Ultimately, the most importantly thing is my DD. I love her so much, I never had a relationship with my Dad so I want that so much for her.

pinktips Tue 03-Nov-15 20:55:11

This is so weird because I am the same. Do you have a sure start children's centre you can attend and speak with a family worker, they are there for these sort of social situations. They may be able to help with housing/options. I didn't have a relationship with my dad from being about 6, sounds weird but I lived with him until I was 18! There was just no interaction. But within that, I asked my mum when she was going to divorce him when I was 8. I saw through the 'relationship' and saw he was treating her like shit. If you havecoped with the situation alone so far, you can do it no matter where you live. You are stronger than you think, trust me. To say you have a strained relationship with your mum would suggest she hasn't experienced what you are going through, but you have come to the realisation that this isn't right by yourself. I would speak with a family worker or your health visitor. Mine were really helpful and proactive in getting me moved. Can I ask why you would need to move out? Why can't he?

Win15 Tue 03-Nov-15 21:21:30

How weird but also makes me sad that you've experienced it too, it's horrible!

I think there is a sure start centre near me, about 20/30 mins walk away which isn't far. I'll ask there, thank you for the advice. I never thought of that!

We have had arguments in the past and he has said categorically he's not moving out....when he's bad he's really bad if that makes sense....very Jekyll and Hyde. Just to add to complications we bought a house together in July but it's a new build so not ready yet!

As much as his day to day behaviour can really get to me on top of the no sex...the thing that I hate the most is how I don't trust him and my mind is never at rest cos I'm constantly thinking he's being deceitful. When he's late home from work sometimes in my head I'm going over and over what he might be doing, it's exhausting! I've never had relationships like that in the past.

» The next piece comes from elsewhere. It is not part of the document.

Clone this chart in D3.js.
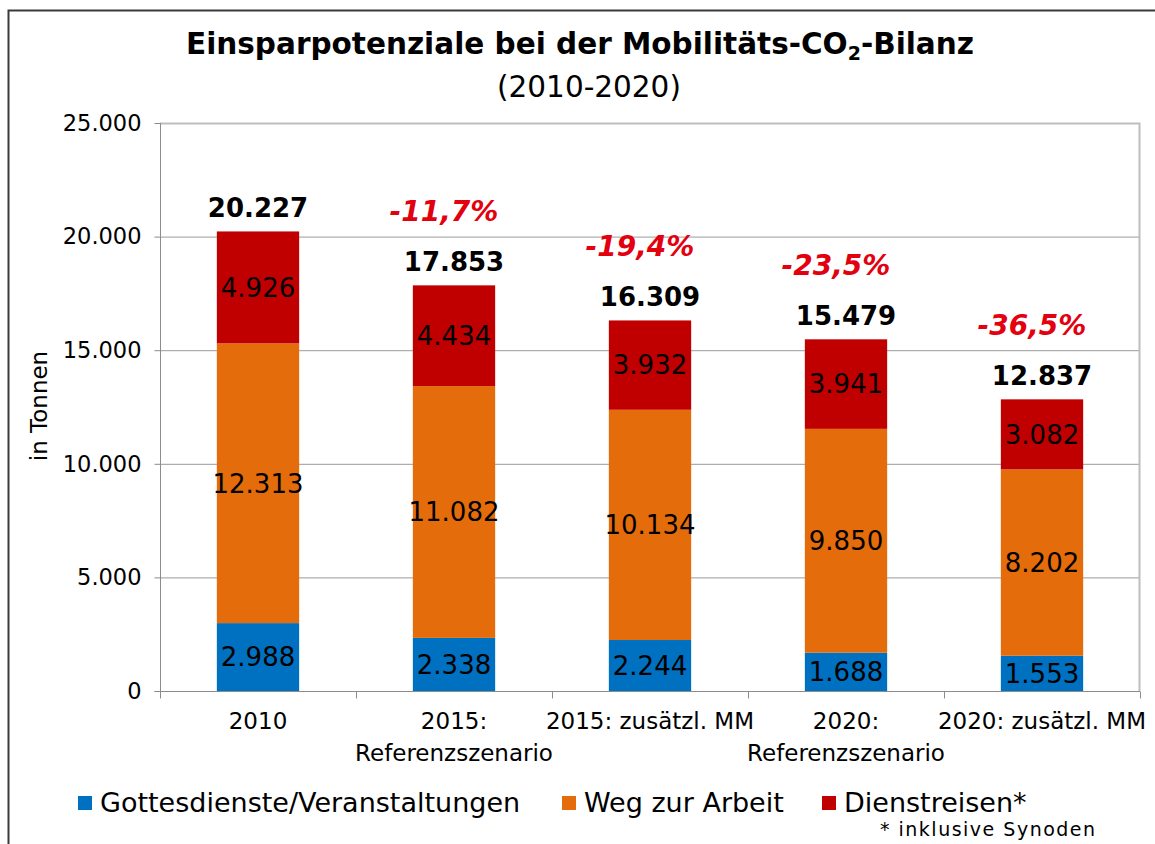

pinktips Tue 03-Nov-15 21:40:50

It is awful. The thing that i realised was that i had become a person i didn't want to be, untrusted, second guessing; as a result, nagging, always 'starting arguements'- but actually just trying not to implode. I said that to him and said that he could never mess up again and be everything that he SHOULD be, but I will always be this person as long as I am with him. He couldn't argue with that. If you have signed anything legal regarding the house I would see a solicitor as well re. Paying mortgage etc. One thing I do know is that if you can convince him to move out, as long as you live there with your daughter and as long as no other man moves in, he is legally obliged to pay the mortgage until your daughter is 18. You are right, it is exhausting and trust me, if you leave you will literally feel like you have so much more time to do other things because your brain isn't occupied.